April is Stress Awareness Month, and if you’re like millions of other Americans, you’re stressed at some point in your day.
Stress does not merely afflict your mind; it can also affect you on a cellular level. Long-term stress can even lead to headaches to stomach disorders to depression, and can even increase the risk of serious conditions like stroke and heart disease. Understanding the mind/stress/health connection can help you better manage stress and improve your health and well-being.
Those who suffer from chronic stress need to change their approach if they can’t change the situations stressing them out, according to the government, by:
- Recognize when you don’t have control, and let it go.
- Don’t get anxious about situations that you cannot change.
- Take control of your own reactions, and focus on what makes you feel calm and in control. This may take some practice, but it pays off in peace of mind.
- Develop a vision for healthy living, wellness, and personal- professional growth.
- Set realistic goals to help you realize your vision.
Of course, taking a few minutes each day to recharge can also help you relax – and exercise is a tried and true stress reliever. Looking for another beneficial way to relax that will recharge your mind and body? Here are some tips from some of genConnect’s best experts:
1) Click here for some tips from the experts at Chicken Soup for the Soul, which include: using your positive thinking, say “no.”
if you are taking on too much, don’t strive for perfection, carve that to-do list into tiny pieces, and take care of yourself every day.

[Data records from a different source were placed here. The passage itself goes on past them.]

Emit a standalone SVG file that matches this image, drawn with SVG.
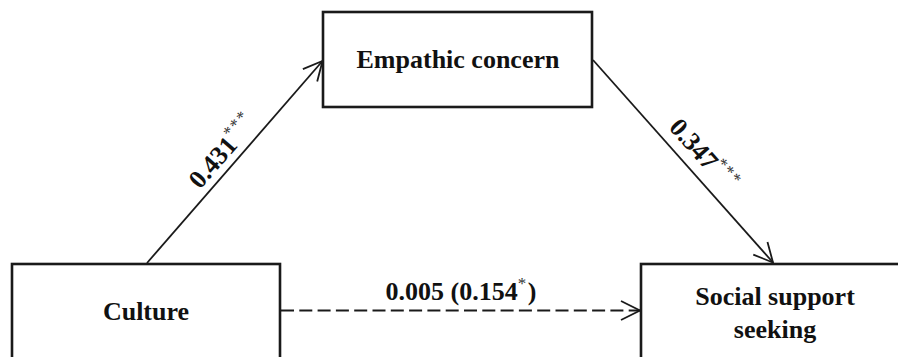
<svg xmlns="http://www.w3.org/2000/svg" width="898" height="357" viewBox="0 0 898 357">
  <style>
    .box { fill: #ffffff; stroke: #1a1a1a; stroke-width: 2.6; }
    .lbl { font-family: "Liberation Serif", "Times New Roman", serif; font-weight: bold; font-size: 26px; fill: #111111; }
    .coef { font-family: "Liberation Serif", "Times New Roman", serif; font-weight: bold; font-size: 26px; fill: #111111; }
    .sup { font-size: 17px; font-weight: normal; fill: #333333; letter-spacing: 1.5px; }
    .path { fill: none; stroke: #1a1a1a; stroke-width: 1.8; }
    .dash { stroke-dasharray: 13 5.3; }
  </style>
  <defs>
    <marker id="openArrow" markerUnits="userSpaceOnUse" markerWidth="24" markerHeight="24" viewBox="-22 -12 24 24" refX="0" refY="0" orient="auto">
      <path d="M -19 -9.5 L 0 0 L -19 9.5" fill="none" stroke="#1a1a1a" stroke-width="1.8"/>
    </marker>
  </defs>

  <rect width="898" height="357" fill="#ffffff"/>

  <g id="connectors">
    <line class="path" x1="147" y1="263" x2="322.5" y2="61" marker-end="url(#openArrow)"/>
    <line class="path" x1="593" y1="60" x2="773" y2="262.5" marker-end="url(#openArrow)"/>
    <line class="path dash" x1="281" y1="310.5" x2="640" y2="310.5" marker-end="url(#openArrow)"/>
    <text class="coef" transform="translate(200,190) rotate(-48.9)">0.431<tspan class="sup" dy="-11">***</tspan></text>
    <text class="coef" transform="translate(668,128) rotate(48.3)">0.347<tspan class="sup" dy="-11">***</tspan></text>
    <text class="coef" x="461" y="300" text-anchor="middle">0.005 (0.154<tspan class="sup" dy="-11">*</tspan><tspan dy="11">)</tspan></text>
  </g>

  <g id="empathic-concern">
    <rect class="box" x="323" y="12" width="269" height="95"/>
    <text class="lbl" x="458" y="68" text-anchor="middle">Empathic concern</text>
  </g>

  <g id="culture">
    <rect class="box" x="12" y="264" width="268" height="110"/>
    <text class="lbl" x="146" y="320" text-anchor="middle">Culture</text>
  </g>

  <g id="social-support-seeking">
    <rect class="box" x="641" y="264" width="280" height="110"/>
    <text class="lbl" x="775" y="305" text-anchor="middle">Social support</text>
    <text class="lbl" x="775" y="338" text-anchor="middle">seeking</text>
  </g>
</svg>
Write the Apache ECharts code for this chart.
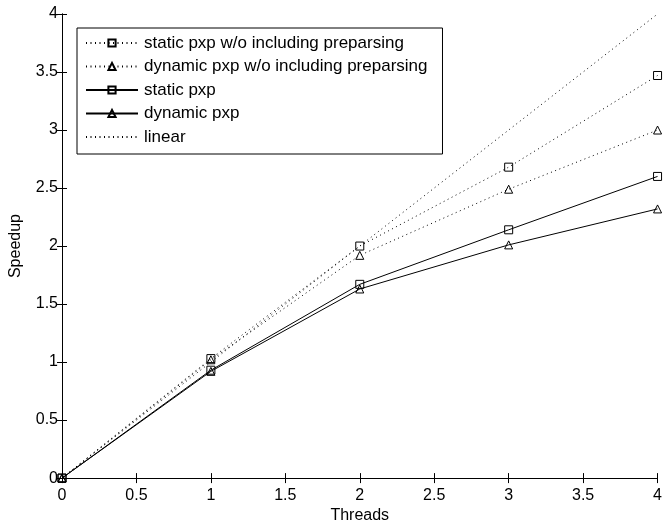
<!DOCTYPE html>
<html>
<head>
<meta charset="utf-8">
<script src="https://cdn.jsdelivr.net/npm/echarts@6/dist/echarts.min.js"></script>
<style>html,body{margin:0;padding:0;background:#fff;}#c{width:665px;height:529px;}</style>
</head>
<body>
<div id="c"></div>
<script>
const threads = [0, 1, 2, 3, 4];
const staticNoPre = [0, 1.03, 2.00, 2.68, 3.47];
const dynamicNoPre = [0, 1.02, 1.92, 2.49, 3.00];
const staticPxp = [0, 0.93, 1.67, 2.14, 2.60];
const dynamicPxp = [0, 0.92, 1.63, 2.01, 2.32];
const linear = [0, 4];
const linearX = [0, 4];
const seriesNames = ['static pxp w/o including preparsing', 'dynamic pxp w/o including preparsing', 'static pxp', 'dynamic pxp', 'linear'];

const FONT = 'Liberation Sans';
const pairs = (xs, ys) => xs.map((x, i) => [x, ys[i]]);
const dotted = [1, 3.5];

function mk(name, data, symbol, dashed) {
  return {
    name: name,
    type: 'line',
    data: data,
    symbol: symbol,
    symbolSize: 8,
    showSymbol: symbol !== 'none',
    animation: false,
    lineStyle: { color: '#000', width: 1, type: dashed ? dotted : 'solid' },
    itemStyle: { color: 'transparent', borderColor: symbol === 'none' ? 'transparent' : '#000', borderWidth: 1 },
    emphasis: { disabled: true }
  };
}

const chart = echarts.init(document.getElementById('c'));
const axisCommon = {
  type: 'value', min: 0, max: 4, interval: 0.5,
  axisLine: { show: true, lineStyle: { color: '#000', width: 1 } },
  axisTick: { show: true, inside: true, length: 5, lineStyle: { color: '#000' } },
  splitLine: { show: false },
  axisLabel: { color: '#000', fontFamily: FONT, fontSize: 16 }
};
chart.setOption({
  backgroundColor: '#fff',
  animation: false,
  grid: { left: 62, right: 6, top: 14, bottom: 44, containLabel: false },
  xAxis: [
    Object.assign({}, axisCommon, {
      position: 'bottom',
      name: 'Threads', nameLocation: 'middle', nameGap: 27,
      nameTextStyle: { color: '#000', fontFamily: FONT, fontSize: 16 },
      axisLabel: { color: '#000', fontFamily: FONT, fontSize: 16, margin: 9 }
    }),
    Object.assign({}, axisCommon, { position: 'top', axisLabel: { show: false } })
  ],
  yAxis: [
    Object.assign({}, axisCommon, {
      position: 'left',
      name: 'Speedup', nameLocation: 'middle', nameGap: 38,
      nameTextStyle: { color: '#000', fontFamily: FONT, fontSize: 16 },
      axisLabel: { color: '#000', fontFamily: FONT, fontSize: 16, margin: 4 }
    }),
    Object.assign({}, axisCommon, { position: 'right', axisLabel: { show: false } })
  ],
  legend: {
    orient: 'vertical',
    left: 77, top: 28,
    data: seriesNames,
    itemWidth: 52, itemHeight: 9, itemGap: 6.5,
    padding: [6.5, 15, 8.5, 8],
    borderColor: '#000', borderWidth: 1,
    backgroundColor: '#fff',
    textStyle: { color: '#000', fontFamily: FONT, fontSize: 17, padding: [0, 0, 0, 1] },
    selectedMode: false
  },
  series: [
    mk(seriesNames[0], pairs(threads, staticNoPre), 'rect', true),
    mk(seriesNames[1], pairs(threads, dynamicNoPre), 'triangle', true),
    mk(seriesNames[2], pairs(threads, staticPxp), 'rect', false),
    mk(seriesNames[3], pairs(threads, dynamicPxp), 'triangle', false),
    mk(seriesNames[4], pairs(linearX, linear), 'none', true)
  ]
});
</script>
</body>
</html>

How Well Do You Take Care of Yourself? (QUIZ)
2) Author of The Happiness Project and columnist for Good Housekeeping, Gretchen Rubin says to have strong connections with other people to raise your happiness level, get enough sleep, and take the time to notice the scents of pleasurable things like fresh laundry. Watch more of Gretchen’s tips here.
3) To ward off work stress, disconnect from work and re-connect with yourself! Here are 7 ways how…
4) Try meditation: Russell Simmons, Ringo Starr, Russell Brand and even Sheryl Crow do it; Dr. Alan Tepp prescribes meditation as a way to obtain a state of mind “wherein someone can go about their daily activities in a mindfully mediated state.” Forms of meditation include: Transcendental Meditation, Mindfulness Meditation, Zen Meditation, Buddhist Meditation, and Taoist Meditation.
5) Employ some of these 7 strategies to overcome your anxiety, from Dr. Judith Orloff, including eliminating caffeine, which fuels the “fight or flight” response, avoiding people who fuel your fears or stress, and stay in “the now.”
The American Psychological Association’s Stress in America survey, released in January, found that 22 percent of Americans consistently report high levels of stress. While reported average stress levels have dipped slightly since 2010, many Americans continue to report that their stress has actually increased over time (39 percent report their stress has increased over the past year and 44 percent say their stress has increased over the past 5 years). Yet stress levels exceed people’s own definition of what is healthy.
“America has a choice. We can continue down a well-worn path where stress significantly impacts our physical and mental health, causes undue suffering and drives up health care costs. Or we can get serious about this major public health issue and provide better access to behavioral health care services to help people more effectively manage their stress and prevent and manage chronic disease,” says psychologist Norman B. Anderson, PhD, APA’s CEO and executive vice president. “Various studies have shown that chronic stress is a major driver of chronic illness, which in turn is a major driver of escalating health care costs in this country. It is critical that the entire health community and policymakers recognize the role of stress and unhealthy behaviors in causing and exacerbating chronic health conditions, and support models of care that help people make positive changes.”